▶ AIM: Set aside the pictures and output only the lines from the one containing "Rebuild this chart" up to and including the one containing "7200, 8640, 10080];".

▶ STORED ROWS:

--- Begin ---

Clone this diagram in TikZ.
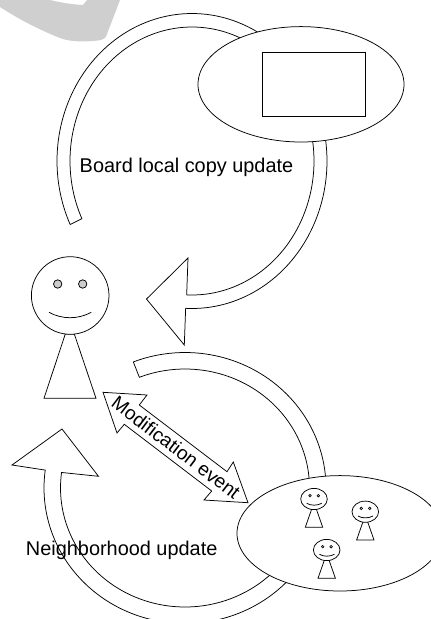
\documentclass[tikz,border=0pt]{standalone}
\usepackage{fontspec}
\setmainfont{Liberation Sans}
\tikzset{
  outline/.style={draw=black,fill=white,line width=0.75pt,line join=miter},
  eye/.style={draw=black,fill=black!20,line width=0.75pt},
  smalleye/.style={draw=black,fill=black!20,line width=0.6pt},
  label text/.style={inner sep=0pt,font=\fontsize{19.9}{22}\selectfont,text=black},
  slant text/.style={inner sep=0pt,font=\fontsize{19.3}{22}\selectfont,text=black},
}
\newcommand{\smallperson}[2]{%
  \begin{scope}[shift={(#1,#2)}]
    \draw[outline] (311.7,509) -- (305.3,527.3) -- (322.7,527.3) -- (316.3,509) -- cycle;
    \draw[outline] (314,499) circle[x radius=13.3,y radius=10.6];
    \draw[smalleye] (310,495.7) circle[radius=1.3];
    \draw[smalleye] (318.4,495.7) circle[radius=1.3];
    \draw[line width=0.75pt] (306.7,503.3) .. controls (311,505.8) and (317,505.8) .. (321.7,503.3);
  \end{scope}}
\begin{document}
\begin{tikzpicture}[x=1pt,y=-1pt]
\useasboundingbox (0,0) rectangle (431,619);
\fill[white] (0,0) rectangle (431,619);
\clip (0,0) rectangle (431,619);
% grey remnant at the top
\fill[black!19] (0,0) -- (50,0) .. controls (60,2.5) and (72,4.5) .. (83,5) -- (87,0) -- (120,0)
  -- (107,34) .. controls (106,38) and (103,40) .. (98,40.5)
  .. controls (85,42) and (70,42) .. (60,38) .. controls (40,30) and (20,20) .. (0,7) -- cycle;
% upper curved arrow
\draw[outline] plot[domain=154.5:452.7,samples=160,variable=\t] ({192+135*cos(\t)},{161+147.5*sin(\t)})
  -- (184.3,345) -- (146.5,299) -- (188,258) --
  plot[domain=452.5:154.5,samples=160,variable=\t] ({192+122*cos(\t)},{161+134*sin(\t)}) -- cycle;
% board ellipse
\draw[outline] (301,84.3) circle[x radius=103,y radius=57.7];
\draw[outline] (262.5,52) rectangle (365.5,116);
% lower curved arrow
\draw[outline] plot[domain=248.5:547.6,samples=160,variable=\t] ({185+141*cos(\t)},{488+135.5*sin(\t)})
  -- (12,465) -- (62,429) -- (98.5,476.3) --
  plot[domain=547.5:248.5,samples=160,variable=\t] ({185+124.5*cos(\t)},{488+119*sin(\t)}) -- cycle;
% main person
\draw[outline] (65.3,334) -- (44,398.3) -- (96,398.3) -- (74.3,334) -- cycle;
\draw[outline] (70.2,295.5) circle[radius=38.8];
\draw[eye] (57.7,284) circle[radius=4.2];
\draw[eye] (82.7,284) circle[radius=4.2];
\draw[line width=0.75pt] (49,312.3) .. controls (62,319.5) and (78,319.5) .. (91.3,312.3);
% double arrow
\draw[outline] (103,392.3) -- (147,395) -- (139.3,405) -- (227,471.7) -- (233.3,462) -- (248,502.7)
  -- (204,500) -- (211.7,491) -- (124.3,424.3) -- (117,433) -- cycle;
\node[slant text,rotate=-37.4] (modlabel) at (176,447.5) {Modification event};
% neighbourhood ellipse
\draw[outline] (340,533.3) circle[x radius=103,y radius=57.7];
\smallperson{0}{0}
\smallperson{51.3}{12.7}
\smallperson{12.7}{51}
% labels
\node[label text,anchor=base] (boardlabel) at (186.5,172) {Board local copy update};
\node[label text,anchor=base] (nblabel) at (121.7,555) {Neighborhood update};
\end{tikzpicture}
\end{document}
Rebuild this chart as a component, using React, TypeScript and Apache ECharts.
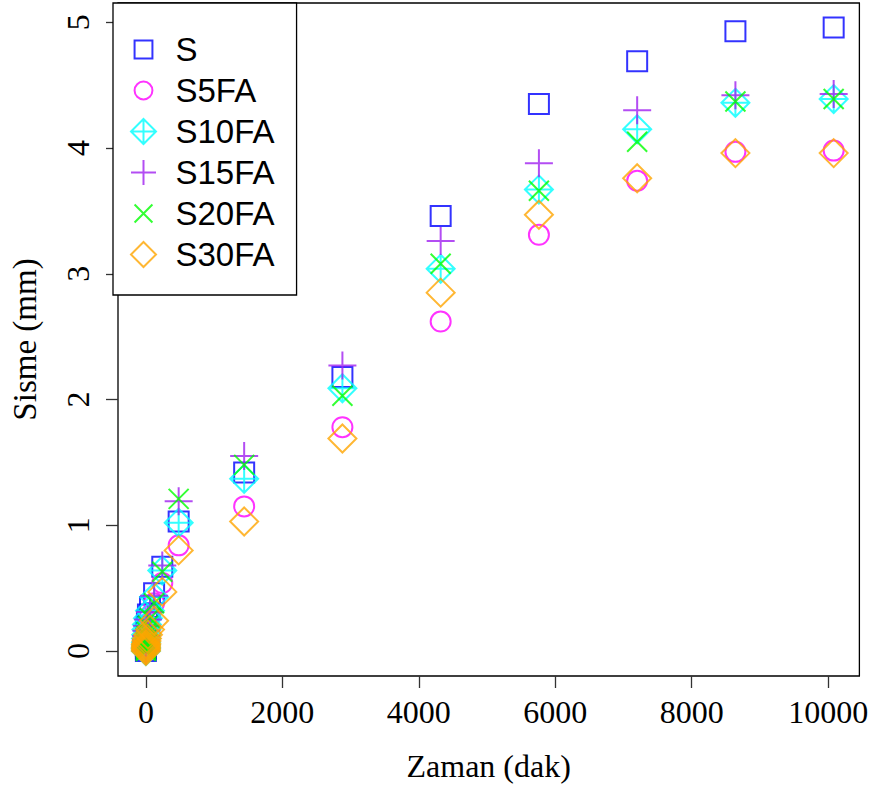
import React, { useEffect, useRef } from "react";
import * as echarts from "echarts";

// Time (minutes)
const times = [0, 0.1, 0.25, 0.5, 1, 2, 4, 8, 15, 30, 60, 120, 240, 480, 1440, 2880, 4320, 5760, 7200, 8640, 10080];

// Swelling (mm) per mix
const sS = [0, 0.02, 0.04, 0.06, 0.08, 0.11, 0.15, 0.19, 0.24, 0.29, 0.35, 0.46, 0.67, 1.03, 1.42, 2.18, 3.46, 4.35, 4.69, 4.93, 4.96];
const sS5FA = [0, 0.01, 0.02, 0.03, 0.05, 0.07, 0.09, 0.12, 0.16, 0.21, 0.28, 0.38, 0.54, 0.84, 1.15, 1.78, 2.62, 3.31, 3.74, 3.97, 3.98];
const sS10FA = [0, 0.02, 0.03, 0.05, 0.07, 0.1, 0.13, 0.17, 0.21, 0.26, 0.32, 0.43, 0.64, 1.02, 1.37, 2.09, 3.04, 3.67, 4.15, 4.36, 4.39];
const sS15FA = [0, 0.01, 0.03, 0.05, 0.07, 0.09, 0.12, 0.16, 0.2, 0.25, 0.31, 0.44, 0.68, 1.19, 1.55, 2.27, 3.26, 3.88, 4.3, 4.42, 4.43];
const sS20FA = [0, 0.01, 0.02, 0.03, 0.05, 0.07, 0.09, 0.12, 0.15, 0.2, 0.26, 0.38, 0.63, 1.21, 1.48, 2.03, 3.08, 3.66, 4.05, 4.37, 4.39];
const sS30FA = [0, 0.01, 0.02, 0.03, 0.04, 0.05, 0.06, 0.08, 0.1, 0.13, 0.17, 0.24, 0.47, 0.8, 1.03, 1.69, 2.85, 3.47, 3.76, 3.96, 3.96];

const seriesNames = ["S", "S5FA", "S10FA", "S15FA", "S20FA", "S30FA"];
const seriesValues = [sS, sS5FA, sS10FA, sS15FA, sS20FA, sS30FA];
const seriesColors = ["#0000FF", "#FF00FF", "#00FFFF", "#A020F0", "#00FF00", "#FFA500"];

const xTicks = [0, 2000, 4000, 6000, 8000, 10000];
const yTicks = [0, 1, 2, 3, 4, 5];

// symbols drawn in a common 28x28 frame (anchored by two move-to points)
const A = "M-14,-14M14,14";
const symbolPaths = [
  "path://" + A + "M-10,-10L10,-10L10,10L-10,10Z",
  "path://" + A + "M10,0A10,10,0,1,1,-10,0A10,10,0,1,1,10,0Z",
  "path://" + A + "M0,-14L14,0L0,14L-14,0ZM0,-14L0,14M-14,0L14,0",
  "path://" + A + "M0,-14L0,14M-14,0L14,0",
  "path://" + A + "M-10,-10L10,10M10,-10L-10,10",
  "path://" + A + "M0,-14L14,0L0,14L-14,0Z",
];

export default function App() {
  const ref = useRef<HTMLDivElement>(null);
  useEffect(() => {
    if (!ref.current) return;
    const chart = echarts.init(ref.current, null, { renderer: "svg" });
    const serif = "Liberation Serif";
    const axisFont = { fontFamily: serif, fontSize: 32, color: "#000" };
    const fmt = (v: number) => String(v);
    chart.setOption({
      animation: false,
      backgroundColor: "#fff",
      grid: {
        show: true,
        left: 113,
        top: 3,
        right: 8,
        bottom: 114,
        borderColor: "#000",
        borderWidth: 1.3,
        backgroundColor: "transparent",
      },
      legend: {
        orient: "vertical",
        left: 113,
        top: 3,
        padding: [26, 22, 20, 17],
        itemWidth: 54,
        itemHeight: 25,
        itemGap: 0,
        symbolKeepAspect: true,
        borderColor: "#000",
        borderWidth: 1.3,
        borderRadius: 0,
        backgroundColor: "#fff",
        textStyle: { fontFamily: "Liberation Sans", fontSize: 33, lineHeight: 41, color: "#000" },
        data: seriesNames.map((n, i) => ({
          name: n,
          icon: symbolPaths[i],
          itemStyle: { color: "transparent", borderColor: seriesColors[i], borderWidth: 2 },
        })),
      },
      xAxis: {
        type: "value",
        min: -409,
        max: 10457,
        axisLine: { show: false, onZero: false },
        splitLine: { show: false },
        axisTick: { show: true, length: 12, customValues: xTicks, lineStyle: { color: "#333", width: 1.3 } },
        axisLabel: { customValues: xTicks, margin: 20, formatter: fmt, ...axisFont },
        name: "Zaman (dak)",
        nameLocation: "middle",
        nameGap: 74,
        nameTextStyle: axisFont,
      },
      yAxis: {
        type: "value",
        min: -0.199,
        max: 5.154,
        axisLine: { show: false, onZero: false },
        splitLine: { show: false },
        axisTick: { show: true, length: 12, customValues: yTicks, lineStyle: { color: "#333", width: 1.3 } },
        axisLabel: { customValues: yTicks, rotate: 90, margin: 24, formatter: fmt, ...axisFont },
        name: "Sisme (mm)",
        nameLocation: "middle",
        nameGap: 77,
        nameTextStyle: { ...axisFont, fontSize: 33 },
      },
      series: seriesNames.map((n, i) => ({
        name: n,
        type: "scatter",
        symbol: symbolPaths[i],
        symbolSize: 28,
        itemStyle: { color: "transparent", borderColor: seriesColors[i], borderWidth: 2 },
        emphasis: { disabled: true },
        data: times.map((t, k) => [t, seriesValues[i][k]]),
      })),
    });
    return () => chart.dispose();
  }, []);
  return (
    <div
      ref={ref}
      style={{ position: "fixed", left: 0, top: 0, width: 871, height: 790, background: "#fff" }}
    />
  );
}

--- End ---

▶ FINAL RESULT:
Rebuild this chart as a component, using React, TypeScript and Apache ECharts.
import React, { useEffect, useRef } from "react";
import * as echarts from "echarts";

// Time (minutes)
const times = [0, 0.1, 0.25, 0.5, 1, 2, 4, 8, 15, 30, 60, 120, 240, 480, 1440, 2880, 4320, 5760, 7200, 8640, 10080];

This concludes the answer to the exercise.